* [DATA FOR THE TASK]
****************************************

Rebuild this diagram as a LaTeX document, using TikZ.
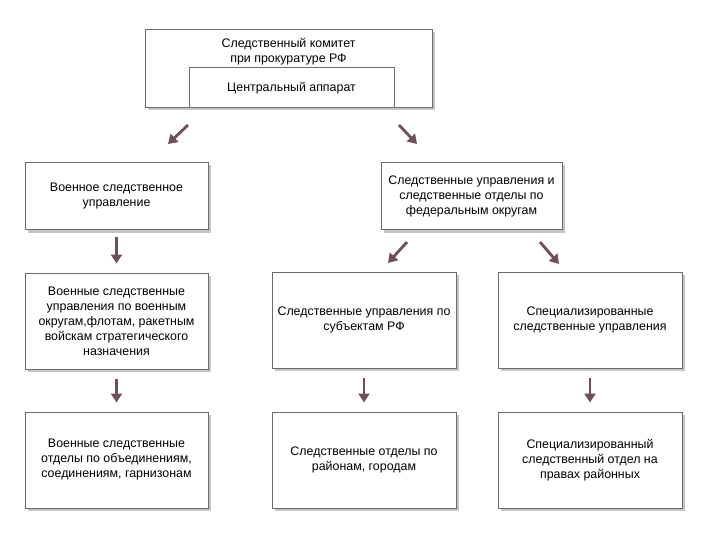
\documentclass[tikz,border=0pt]{standalone}
\usepackage{fontspec}
\setmainfont{Liberation Sans}
\usetikzlibrary{arrows.meta,shadows}
\definecolor{strelka}{RGB}{112,78,92}
\definecolor{ramka}{RGB}{105,105,105}

\begin{document}
\begin{tikzpicture}[x=1pt,y=-1pt,font=\fontsize{12.4}{15}\selectfont]

      \useasboundingbox (0,0) rectangle (720,540);

      \begin{scope}[every node/.style={draw=ramka,line width=1pt,fill=white,align=center,inner sep=0pt,
          drop shadow={shadow xshift=2.5pt,shadow yshift=-2.5pt,fill=black!45}}]
        \node[minimum width=287,minimum height=78] (1) at (288.5,69) {};
        \node[minimum width=183,minimum height=67] (2) at (116.5,196.5) {Военное следственное\\управление};
        \node[minimum width=181,minimum height=67] (3) at (471.5,196.5) {Следственные управления и\\следственные отделы по\\федеральным округам};
        \node[minimum width=183,minimum height=96] (4) at (116.5,321) {Военные следственные\\управления по военным\\округам,флотам, ракетным\\войскам стратегического\\назначения};
        \node[minimum width=184,minimum height=96] (5) at (364,320) {\raisebox{9pt}{\begin{tabular}{@{}c@{}}Следственные управления по\\субъектам РФ\end{tabular}}};
        \node[minimum width=184,minimum height=96] (6) at (590,320) {Специализированные\\следственные управления};
        \node[minimum width=183,minimum height=96] (7) at (116.5,460) {Военные следственные\\отделы по объединениям,\\соединениям, гарнизонам};
        \node[minimum width=184,minimum height=96] (8) at (364,460) {Следственные отделы по\\районам, городам};
        \node[minimum width=184,minimum height=96] (9) at (590,460) {Специализированный\\следственный отдел на\\правах районных};
      \end{scope}

      \node[align=center] (10) at (288.5,52) {Следственный комитет\\при прокуратуре РФ};
      \node[draw=ramka,line width=1pt,minimum width=205,minimum height=40,inner sep=0pt] (11) at (291.5,88) {\raisebox{-2.5pt}{Центральный аппарат}};

      \coordinate (a1) at (188,125);
      \coordinate (b1) at (168,144);
      \coordinate (a2) at (399,125);
      \coordinate (b2) at (417,144);
      \coordinate (a3) at (407,242);
      \coordinate (b3) at (388,263);
      \coordinate (a4) at (540,242);
      \coordinate (b4) at (559,264);

      \begin{scope}[every path/.style={draw=strelka,line width=2.8pt,-{Triangle[width=11pt,length=9pt]}}]
        \path (a1) -- (b1);
        \path (a2) -- (b2);
        \path (a3) -- (b3);
        \path (a4) -- (b4);
        \path (2) edge[shorten <=6pt,shorten >=9pt] (4);
        \path (4) edge[shorten <=9pt,shorten >=9pt] (7);
        \path (5) edge[shorten <=9pt,shorten >=9pt] (8);
        \path (6) edge[shorten <=9pt,shorten >=9pt] (9);
      \end{scope}

    \end{tikzpicture}
\end{document}
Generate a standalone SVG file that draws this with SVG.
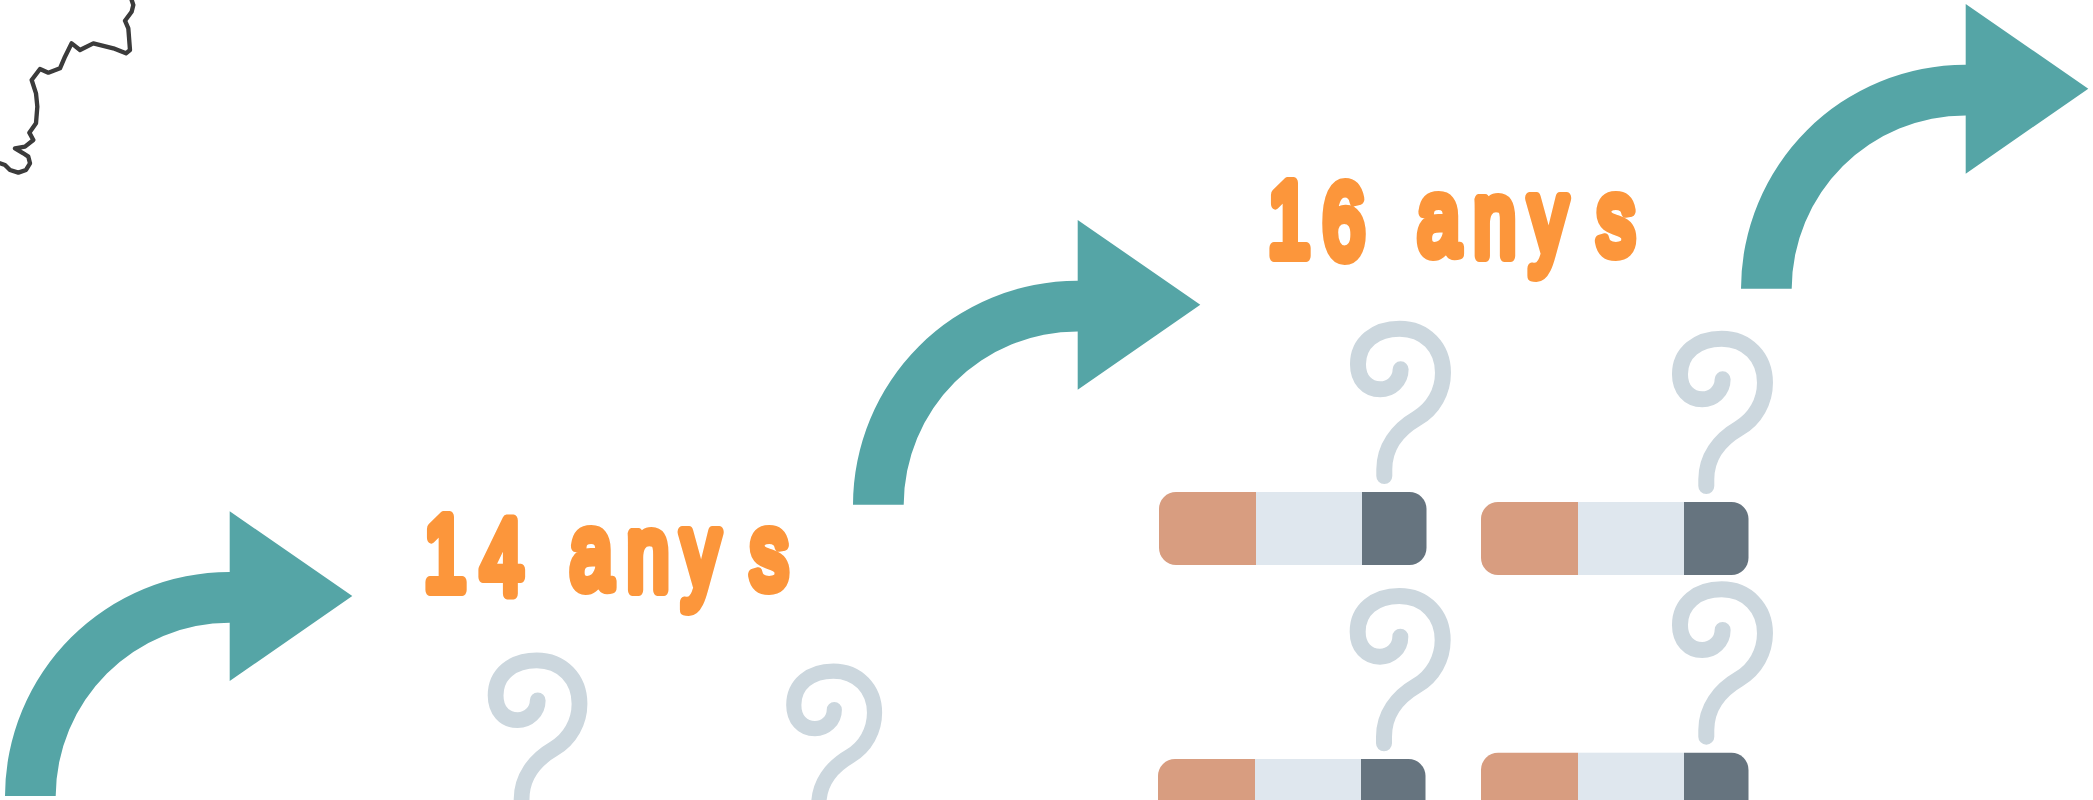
<svg xmlns="http://www.w3.org/2000/svg" width="2093" height="800" viewBox="0 0 2093 800">
<style>
.o{fill:#D89D80}.l{fill:#DFE7EE}.d{fill:#66747F}
.q{fill:none;stroke:#CCD7DE;stroke-width:16;stroke-linecap:round}
.arrow{fill:#55A5A6}
.label{font-family:"Liberation Sans",Arial,sans-serif;font-weight:400;font-size:105px;fill:#FC963B;stroke:#FC963B;stroke-width:12px;stroke-linejoin:round;stroke-linecap:round}
</style>
<defs>
<filter id="blur" x="-10%" y="-10%" width="120%" height="120%"><feGaussianBlur stdDeviation="1.1"/></filter>
<path id="arrowShape" d="M0,0A224.5,224.5 0 0 1 224.7,-224V-284.7L347.3,-200L224.7,-115V-173.3A174,174 0 0 0 50.7,0Z"/>
<path id="qShape" d="M16.33,-106.67C16.33,-95 6.67,-86.67 -4,-86.67C-17.33,-86.67 -26.33,-96.67 -26.33,-111.67C-26.33,-133.33 -9,-147.33 15.33,-147.33C41,-147.33 58.67,-128.33 58.67,-103.33C58.67,-85 49.33,-67.33 32.67,-57.67C12.67,-46 0,-28.33 0,-6.67L0,0"/>
<g id="cigShape">
<path class="o" d="M97,0H17A17,17 0 0 0 0,17V56A17,17 0 0 0 17,73H97Z"/>
<rect class="l" x="97" y="0" width="106" height="73"/>
<path class="d" d="M203,0H250.5A17,17 0 0 1 267.5,17V56A17,17 0 0 1 250.5,73H203Z"/>
</g>
</defs>
<rect width="2093" height="800" fill="#fff"/>
<g id="squiggle"><path transform="scale(0.3333)" filter="url(#blur)" fill="none" stroke="#3a3a3a" stroke-width="13" stroke-linejoin="round" stroke-linecap="round" d="M0,490L15,495L30,510L55,518L78,510L90,490L85,470L70,460L45,445L75,440L100,420L88,398L108,370L112,320L108,280L95,240L120,207L145,218L180,205L195,170L215,130L240,150L280,130L340,145L378,160L390,150L385,85L375,62L395,35L400,15L395,0"/></g>
<g id="connectors">
<use class="arrow" href="#arrowShape" x="5" y="796"/>
<use class="arrow" href="#arrowShape" x="853" y="504.7"/>
<use class="arrow" href="#arrowShape" x="1741" y="288.7"/>
</g>
<g id="label-14"><text class="label" transform="scale(0.72,1)" x="589 668 746 792 871 947 1042" y="590 594 590 588 590 588 588">14 anys</text></g>
<g id="label-16"><text class="label" transform="scale(0.72,1)" x="1761 1837 1922 1969 2047 2124 2218" y="256 258 258 254 256 254 254">16 anys</text></g>
<g id="q1"><use class="q" href="#qShape" transform="translate(521.6,805.7) scale(0.987)"/></g>
<g id="q2"><use class="q" href="#qShape" transform="translate(818.8,811) scale(0.95)"/></g>
<g id="q3"><use class="q" href="#qShape" x="1384.3" y="476"/></g>
<g id="q4"><use class="q" href="#qShape" x="1706.3" y="486"/></g>
<g id="q5"><use class="q" href="#qShape" x="1384" y="743.3"/></g>
<g id="q6"><use class="q" href="#qShape" x="1706.3" y="736.7"/></g>
<g id="cig1"><use href="#cigShape" x="1159" y="492"/></g>
<g id="cig2"><use href="#cigShape" x="1481" y="502"/></g>
<g id="cig3"><use href="#cigShape" x="1158" y="759"/></g>
<g id="cig4"><use href="#cigShape" x="1481" y="752.7"/></g>
</svg>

****************************************

* [SHORT EXERCISE]
Select, from the listing, all lines that include the word "standalone".

* [EXPECTED ANSWER]
\documentclass[tikz,border=0pt]{standalone}
Generate a standalone SVG file that draws this with SVG.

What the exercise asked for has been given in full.